A geometric sequence is a sequence of numbers where each term after the first is obtained by multiplying the previous term by a constant value known as the common ratio. This concept is widely used in various calculations, such as salary increments or population growth.
A geometric sequence is represented mathematically as:

• The first term: \( a \)
• The common ratio: \( r \)
• The \( n^{th} \) term: \( a \cdot r^{n-1} \)

For instance, in the context of the original exercise concerning salary increases, the first-year salary is the first term \( a = \$45,000 \), and the annual increment of 5% is the common ratio \( r = 1.05 \). Each subsequent year's salary can be determined by multiplying the previous year's salary by 1.05. This structure of repeatedly increasing values fits perfectly into the framework of a geometric sequence.
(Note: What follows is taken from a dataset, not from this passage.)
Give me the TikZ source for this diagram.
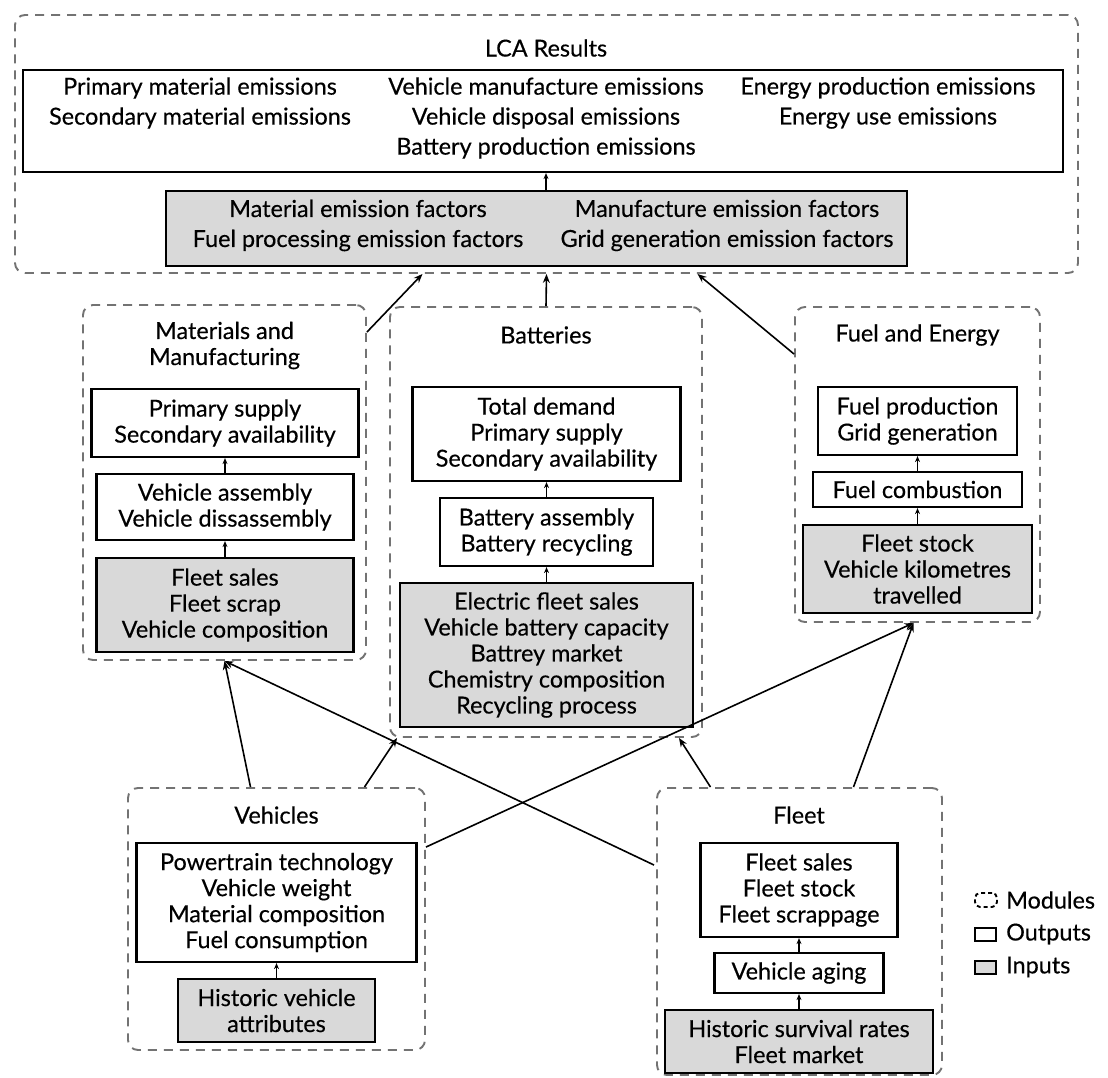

The concept of compound interest is closely related to geometric sequences. In finance, compound interest occurs when interest is added to the principal sum so that from that moment, the interest added also earns interest. This results in exponential growth, similar to how salaries increase in a geometric sequence.
Compound interest can be calculated using the formula:

• The principal amount: \( P \)
• The interest rate: \( r \)
• The number of compounding periods: \( n \)
• The formula: \( A = P(1 + r)^n \)

This formula shows that the investment amount \( A \) grows exponentially with each compounding period. In the context of salaries, each yearly increment functions similar to compounding periods, compounding the initial salary based on a fixed percentage.

The series sum formula is a powerful tool to calculate the total value of all terms in a geometric sequence. Understanding how to use it can save you time and ensure accuracy in your calculations.
For a finite geometric series, the sum \( S \) is calculated with the formula:

• First term: \( a \)
• Common ratio: \( r \)
• Number of terms: \( n \)
• Formula: \( S = a \times \frac{1 - r^n}{1 - r} \)

This formula allows you to find the total salary over a period of time, considering annual raises, as demonstrated in the given exercise. By substituting the relevant values into the formula, the total compensation over the forty-year career was calculated, revealing how the series sum formula simplifies the complex process of considering each year's increase individually.